Las grandes marcas están imponiendo nuevos modelos de actuación que se alejan de la distribución clásica y convierten a los distribuidores en meros prestadores de servicios, sin derechos sobre la clientela.
Atacar estas debilidades es el objetivo de muchos fabricantes en su política de distribución comercial y, para ello, se instrumentan contratos que, partiendo del modelo de concesión tradicional, acaban pervirtiéndolo de tal forma que se genera un entramado de derechos y obligaciones de alcance difuso e imprevisibles consecuencias en caso de ser objeto de control jurisdiccional.
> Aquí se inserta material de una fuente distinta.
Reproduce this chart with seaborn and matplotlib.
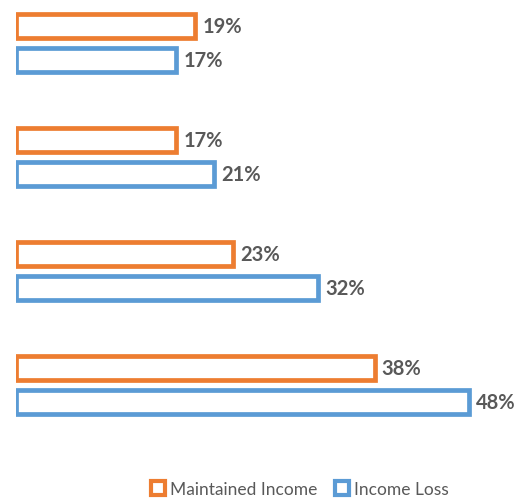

Sin meternos en las implicaciones contables y fiscales de estos esquemas, asistimos a circuitos de transacción extraños donde, por ejemplo, el distribuidor, que aparentemente debería comprar en firme la mercancía y actuar en el mercado para revenderla, obteniendo un margen, deja de adquirir y revender con efecto retroactivo cuando el cliente consuma la operación, reconvirtiendo su intervención en una mera prestación de servicios, de manera que, cuando uno contempla el flujo de intercambios de bienes y servicios entre los actores en su globalidad, lo que queda es una compraventa directa entre el fabricante y el tercero. El fabricante se apunta la venta como propia; el cliente es “del” fabricante, puesto que la transacción se hace entre ellos, y no con el distribuidor; y la labor comercial del distribuidor se transforma en una mera recopilación de pedidos por cuenta ajena, complementada con la gestión de cobro y el transporte físico de la mercancía; es decir, sólo servicios. Donde entre fabricante y distribuidor, había una factura de compraventa, pasa a haber una factura de prestación de servicios que anula a la anterior, junto con la factura de compraventa entre el fabricante y el cliente final. Entre el distribuidor y el cliente no se produce reventa. Efectivamente, acabamos de asistir al deceso del contrato de distribución.
Se podrá decir que ésta es la nueva dinámica de los mercados, que el frecuente apoyo financiero de los fabricantes a los distribuidores justifica estas políticas, que el peso de las marcas impide una verdadera negociación bilateral en igualdad de armas, etc. pero lo cierto es que el contrato de concesión comercial está siendo fulminado en la práctica y, con ello, se acaba la protección legal, más o menos precaria, que aún les quedaba a los distribuidores. Está por ver el recorrido que esta tendencia pueda tener cuando alguno de estos contratos desestructurados de servicios tan sui generis llegue a ser discutido en sede judicial, aunque no será fácil que esto suceda. A los “padres de la criatura” posiblemente no les interese y todo puede quedar en arreglos amistosos antes de que una inoportuna sentencia pueda resucitar la vieja distribución.